Short exercise - Starting at the line that contains "Output the component" and stopping at the line that contains "const fmt = (v: number)", repeat every line exactly, the two end lines included, and nothing else.

--- start ---

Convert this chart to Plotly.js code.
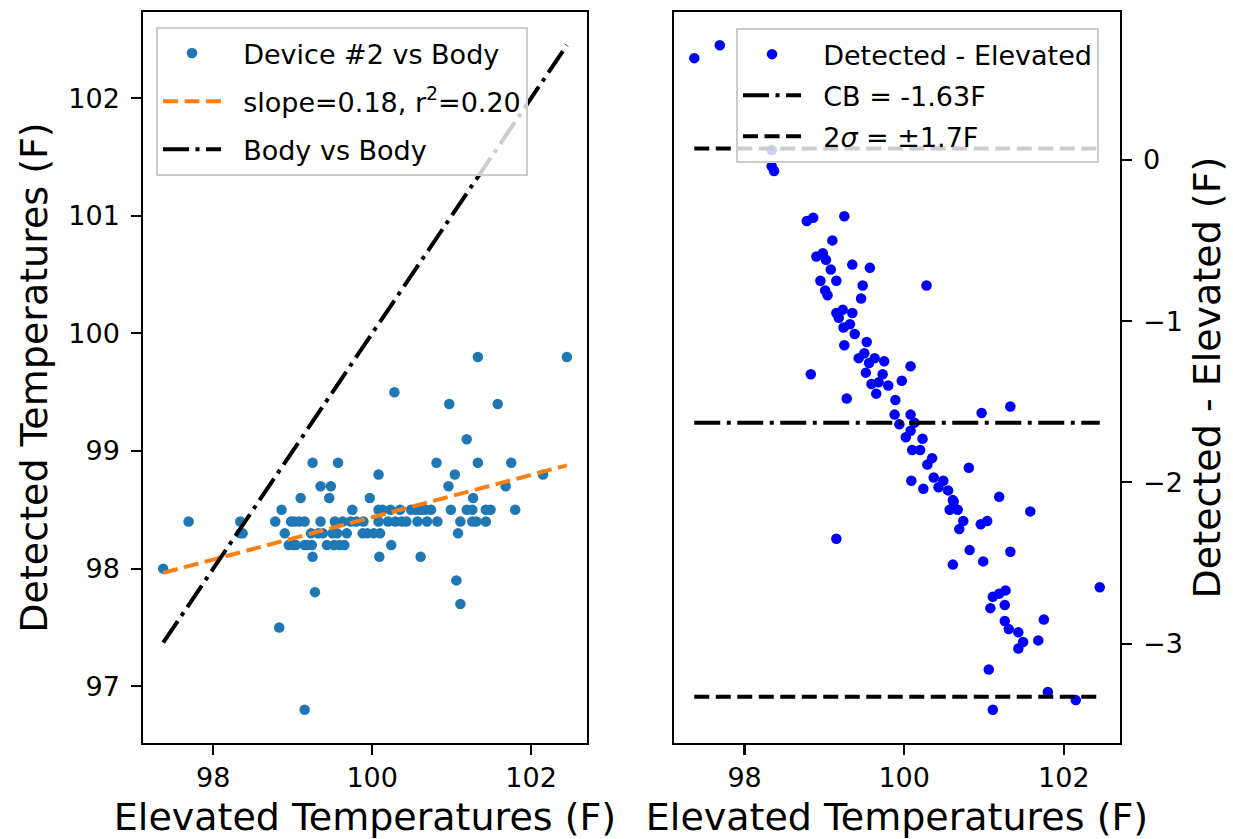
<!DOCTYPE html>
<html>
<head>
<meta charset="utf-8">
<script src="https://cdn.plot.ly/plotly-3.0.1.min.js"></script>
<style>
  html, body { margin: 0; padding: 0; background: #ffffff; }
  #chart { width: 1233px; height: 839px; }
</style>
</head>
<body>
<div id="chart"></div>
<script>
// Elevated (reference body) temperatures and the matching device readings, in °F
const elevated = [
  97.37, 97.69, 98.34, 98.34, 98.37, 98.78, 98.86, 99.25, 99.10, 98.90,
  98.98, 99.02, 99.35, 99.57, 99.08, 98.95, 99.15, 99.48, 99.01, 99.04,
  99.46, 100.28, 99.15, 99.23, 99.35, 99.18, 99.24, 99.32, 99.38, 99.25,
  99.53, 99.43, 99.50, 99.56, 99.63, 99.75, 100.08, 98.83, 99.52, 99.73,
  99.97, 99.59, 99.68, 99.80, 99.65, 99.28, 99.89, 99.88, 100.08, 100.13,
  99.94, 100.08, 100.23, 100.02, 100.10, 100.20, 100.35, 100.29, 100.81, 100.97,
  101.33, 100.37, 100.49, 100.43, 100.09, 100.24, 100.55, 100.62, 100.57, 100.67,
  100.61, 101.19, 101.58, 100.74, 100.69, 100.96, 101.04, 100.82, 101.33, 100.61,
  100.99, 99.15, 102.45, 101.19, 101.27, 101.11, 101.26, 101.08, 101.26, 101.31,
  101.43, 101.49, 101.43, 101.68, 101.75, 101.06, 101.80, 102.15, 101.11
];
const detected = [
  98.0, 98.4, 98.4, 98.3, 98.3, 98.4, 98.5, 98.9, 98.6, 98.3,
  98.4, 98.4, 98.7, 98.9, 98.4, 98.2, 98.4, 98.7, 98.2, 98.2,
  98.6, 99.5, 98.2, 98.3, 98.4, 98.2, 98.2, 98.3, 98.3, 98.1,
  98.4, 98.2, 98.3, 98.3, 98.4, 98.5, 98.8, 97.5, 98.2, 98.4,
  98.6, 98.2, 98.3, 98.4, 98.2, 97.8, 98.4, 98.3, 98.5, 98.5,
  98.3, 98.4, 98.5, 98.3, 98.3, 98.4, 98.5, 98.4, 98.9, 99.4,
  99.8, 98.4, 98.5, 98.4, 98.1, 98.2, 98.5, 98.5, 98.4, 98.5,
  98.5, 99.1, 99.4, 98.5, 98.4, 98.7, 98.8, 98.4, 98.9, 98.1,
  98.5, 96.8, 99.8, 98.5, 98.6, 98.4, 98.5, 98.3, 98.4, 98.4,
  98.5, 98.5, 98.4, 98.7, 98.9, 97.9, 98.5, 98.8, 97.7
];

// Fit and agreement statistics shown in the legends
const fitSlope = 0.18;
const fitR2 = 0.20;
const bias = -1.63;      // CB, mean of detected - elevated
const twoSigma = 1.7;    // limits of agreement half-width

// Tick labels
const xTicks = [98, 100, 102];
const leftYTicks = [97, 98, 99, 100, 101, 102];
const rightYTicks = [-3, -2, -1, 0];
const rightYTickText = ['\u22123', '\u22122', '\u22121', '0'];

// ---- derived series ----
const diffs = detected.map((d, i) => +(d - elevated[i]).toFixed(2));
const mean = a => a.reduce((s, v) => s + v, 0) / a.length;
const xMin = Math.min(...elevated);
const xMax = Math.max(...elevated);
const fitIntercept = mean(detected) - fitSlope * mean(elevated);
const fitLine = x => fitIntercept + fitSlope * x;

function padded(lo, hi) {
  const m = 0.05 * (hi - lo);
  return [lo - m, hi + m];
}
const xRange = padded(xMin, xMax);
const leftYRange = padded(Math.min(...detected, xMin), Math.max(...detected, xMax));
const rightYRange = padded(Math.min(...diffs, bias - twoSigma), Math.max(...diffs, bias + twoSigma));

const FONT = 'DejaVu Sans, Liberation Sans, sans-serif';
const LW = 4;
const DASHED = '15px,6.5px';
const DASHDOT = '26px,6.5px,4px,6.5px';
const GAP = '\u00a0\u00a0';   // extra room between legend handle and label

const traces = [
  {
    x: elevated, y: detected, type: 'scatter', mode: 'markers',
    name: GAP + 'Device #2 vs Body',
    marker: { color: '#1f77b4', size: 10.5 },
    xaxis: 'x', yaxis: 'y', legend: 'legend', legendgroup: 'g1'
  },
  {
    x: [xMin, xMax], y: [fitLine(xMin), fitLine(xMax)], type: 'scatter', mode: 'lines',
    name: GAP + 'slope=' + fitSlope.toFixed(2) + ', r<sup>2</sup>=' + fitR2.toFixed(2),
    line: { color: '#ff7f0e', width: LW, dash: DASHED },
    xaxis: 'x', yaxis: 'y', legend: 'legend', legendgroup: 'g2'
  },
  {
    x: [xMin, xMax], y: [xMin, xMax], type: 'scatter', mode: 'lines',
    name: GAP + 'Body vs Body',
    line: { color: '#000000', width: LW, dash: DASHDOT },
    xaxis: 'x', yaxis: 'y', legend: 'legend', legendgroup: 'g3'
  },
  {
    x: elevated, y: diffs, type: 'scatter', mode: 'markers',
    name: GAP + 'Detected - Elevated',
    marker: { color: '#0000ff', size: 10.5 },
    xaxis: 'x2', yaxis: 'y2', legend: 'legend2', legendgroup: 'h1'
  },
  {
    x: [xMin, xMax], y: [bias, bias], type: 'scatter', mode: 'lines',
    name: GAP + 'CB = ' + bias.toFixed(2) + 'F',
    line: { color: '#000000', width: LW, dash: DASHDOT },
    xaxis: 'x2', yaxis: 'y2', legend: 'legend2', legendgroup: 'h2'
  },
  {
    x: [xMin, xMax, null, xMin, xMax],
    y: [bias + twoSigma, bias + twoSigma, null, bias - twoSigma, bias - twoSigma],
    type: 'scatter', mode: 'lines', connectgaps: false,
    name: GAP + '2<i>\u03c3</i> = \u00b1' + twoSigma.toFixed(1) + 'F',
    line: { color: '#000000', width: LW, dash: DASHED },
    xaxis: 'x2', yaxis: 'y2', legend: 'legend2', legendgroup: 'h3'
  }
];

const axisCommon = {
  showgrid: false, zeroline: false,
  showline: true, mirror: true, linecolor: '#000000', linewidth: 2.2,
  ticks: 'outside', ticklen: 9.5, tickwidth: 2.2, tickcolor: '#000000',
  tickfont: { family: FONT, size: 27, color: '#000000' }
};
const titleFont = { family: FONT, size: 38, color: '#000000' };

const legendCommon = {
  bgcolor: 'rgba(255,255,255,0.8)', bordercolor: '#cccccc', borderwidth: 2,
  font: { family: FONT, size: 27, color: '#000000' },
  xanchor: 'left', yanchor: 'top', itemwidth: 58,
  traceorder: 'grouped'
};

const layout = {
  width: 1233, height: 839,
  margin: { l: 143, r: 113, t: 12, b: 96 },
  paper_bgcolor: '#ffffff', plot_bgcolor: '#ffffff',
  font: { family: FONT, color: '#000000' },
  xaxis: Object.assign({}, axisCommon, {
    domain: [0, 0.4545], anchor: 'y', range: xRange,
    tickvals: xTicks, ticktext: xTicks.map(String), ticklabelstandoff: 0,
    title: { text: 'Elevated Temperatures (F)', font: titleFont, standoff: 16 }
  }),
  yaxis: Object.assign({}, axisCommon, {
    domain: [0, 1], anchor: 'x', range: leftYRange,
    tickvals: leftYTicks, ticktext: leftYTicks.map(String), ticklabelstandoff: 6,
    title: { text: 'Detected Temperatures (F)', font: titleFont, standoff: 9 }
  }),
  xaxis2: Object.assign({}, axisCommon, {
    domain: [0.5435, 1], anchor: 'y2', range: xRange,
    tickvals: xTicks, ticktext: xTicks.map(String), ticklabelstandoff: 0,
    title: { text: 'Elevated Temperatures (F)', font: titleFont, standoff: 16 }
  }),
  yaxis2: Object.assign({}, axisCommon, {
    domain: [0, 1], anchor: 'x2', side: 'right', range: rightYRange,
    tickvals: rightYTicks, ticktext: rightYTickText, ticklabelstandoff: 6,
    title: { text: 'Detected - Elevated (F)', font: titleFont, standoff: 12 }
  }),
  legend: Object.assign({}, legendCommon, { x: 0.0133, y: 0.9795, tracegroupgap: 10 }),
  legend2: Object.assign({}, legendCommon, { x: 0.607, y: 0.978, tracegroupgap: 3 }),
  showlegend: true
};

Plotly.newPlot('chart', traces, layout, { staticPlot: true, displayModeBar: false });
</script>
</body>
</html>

--- end ---
--- start ---

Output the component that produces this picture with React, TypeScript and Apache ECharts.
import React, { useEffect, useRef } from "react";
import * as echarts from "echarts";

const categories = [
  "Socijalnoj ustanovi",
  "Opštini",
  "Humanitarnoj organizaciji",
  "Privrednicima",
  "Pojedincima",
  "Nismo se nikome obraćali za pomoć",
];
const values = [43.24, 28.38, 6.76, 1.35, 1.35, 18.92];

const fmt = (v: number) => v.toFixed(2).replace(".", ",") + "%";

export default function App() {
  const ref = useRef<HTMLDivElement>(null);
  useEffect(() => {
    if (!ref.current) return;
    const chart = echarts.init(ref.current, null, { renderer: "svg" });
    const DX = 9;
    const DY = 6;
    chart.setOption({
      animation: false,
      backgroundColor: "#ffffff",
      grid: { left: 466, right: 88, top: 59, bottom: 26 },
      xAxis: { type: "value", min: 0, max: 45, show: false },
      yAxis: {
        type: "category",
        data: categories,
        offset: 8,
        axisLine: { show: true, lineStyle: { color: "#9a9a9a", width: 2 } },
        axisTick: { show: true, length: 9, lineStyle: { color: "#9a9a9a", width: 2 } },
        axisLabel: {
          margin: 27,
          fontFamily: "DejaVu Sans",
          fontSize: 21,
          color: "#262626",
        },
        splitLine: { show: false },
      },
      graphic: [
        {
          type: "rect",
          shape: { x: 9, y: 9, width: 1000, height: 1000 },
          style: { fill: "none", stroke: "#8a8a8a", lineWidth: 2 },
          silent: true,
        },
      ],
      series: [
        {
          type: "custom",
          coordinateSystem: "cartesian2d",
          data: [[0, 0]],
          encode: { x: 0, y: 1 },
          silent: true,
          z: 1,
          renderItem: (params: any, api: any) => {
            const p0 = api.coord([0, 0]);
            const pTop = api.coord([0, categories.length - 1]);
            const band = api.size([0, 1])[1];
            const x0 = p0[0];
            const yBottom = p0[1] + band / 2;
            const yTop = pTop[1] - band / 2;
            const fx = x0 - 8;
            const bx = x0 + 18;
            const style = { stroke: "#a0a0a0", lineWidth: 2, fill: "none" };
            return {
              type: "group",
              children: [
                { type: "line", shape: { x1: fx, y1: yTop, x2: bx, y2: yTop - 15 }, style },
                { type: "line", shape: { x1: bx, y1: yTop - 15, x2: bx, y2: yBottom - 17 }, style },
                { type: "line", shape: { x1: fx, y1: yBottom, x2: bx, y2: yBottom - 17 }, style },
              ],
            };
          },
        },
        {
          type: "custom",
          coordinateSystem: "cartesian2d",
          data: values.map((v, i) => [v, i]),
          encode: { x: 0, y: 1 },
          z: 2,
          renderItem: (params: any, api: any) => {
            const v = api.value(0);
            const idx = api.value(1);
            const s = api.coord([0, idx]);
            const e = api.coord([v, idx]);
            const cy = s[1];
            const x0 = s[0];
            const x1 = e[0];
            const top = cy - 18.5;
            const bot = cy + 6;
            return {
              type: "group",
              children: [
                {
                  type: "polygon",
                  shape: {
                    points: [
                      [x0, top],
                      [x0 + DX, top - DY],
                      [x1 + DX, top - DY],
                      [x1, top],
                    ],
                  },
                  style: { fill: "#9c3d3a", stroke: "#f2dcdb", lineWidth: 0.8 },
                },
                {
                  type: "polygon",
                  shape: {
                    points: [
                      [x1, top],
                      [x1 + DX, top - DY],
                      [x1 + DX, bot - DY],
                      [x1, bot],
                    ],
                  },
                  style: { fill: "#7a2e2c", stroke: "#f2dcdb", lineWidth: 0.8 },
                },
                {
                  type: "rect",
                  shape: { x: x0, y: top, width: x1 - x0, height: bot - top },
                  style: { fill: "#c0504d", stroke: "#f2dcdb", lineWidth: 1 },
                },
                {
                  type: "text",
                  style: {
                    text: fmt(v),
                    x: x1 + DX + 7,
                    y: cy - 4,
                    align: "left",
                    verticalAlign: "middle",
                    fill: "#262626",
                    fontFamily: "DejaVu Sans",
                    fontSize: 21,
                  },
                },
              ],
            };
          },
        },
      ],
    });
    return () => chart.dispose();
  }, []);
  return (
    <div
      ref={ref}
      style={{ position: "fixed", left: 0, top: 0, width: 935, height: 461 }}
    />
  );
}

--- end ---

Exercise solution -
Output the component that produces this picture with React, TypeScript and Apache ECharts.
import React, { useEffect, useRef } from "react";
import * as echarts from "echarts";

const categories = [
  "Socijalnoj ustanovi",
  "Opštini",
  "Humanitarnoj organizaciji",
  "Privrednicima",
  "Pojedincima",
  "Nismo se nikome obraćali za pomoć",
];
const values = [43.24, 28.38, 6.76, 1.35, 1.35, 18.92];

const fmt = (v: number) => v.toFixed(2).replace(".", ",") + "%";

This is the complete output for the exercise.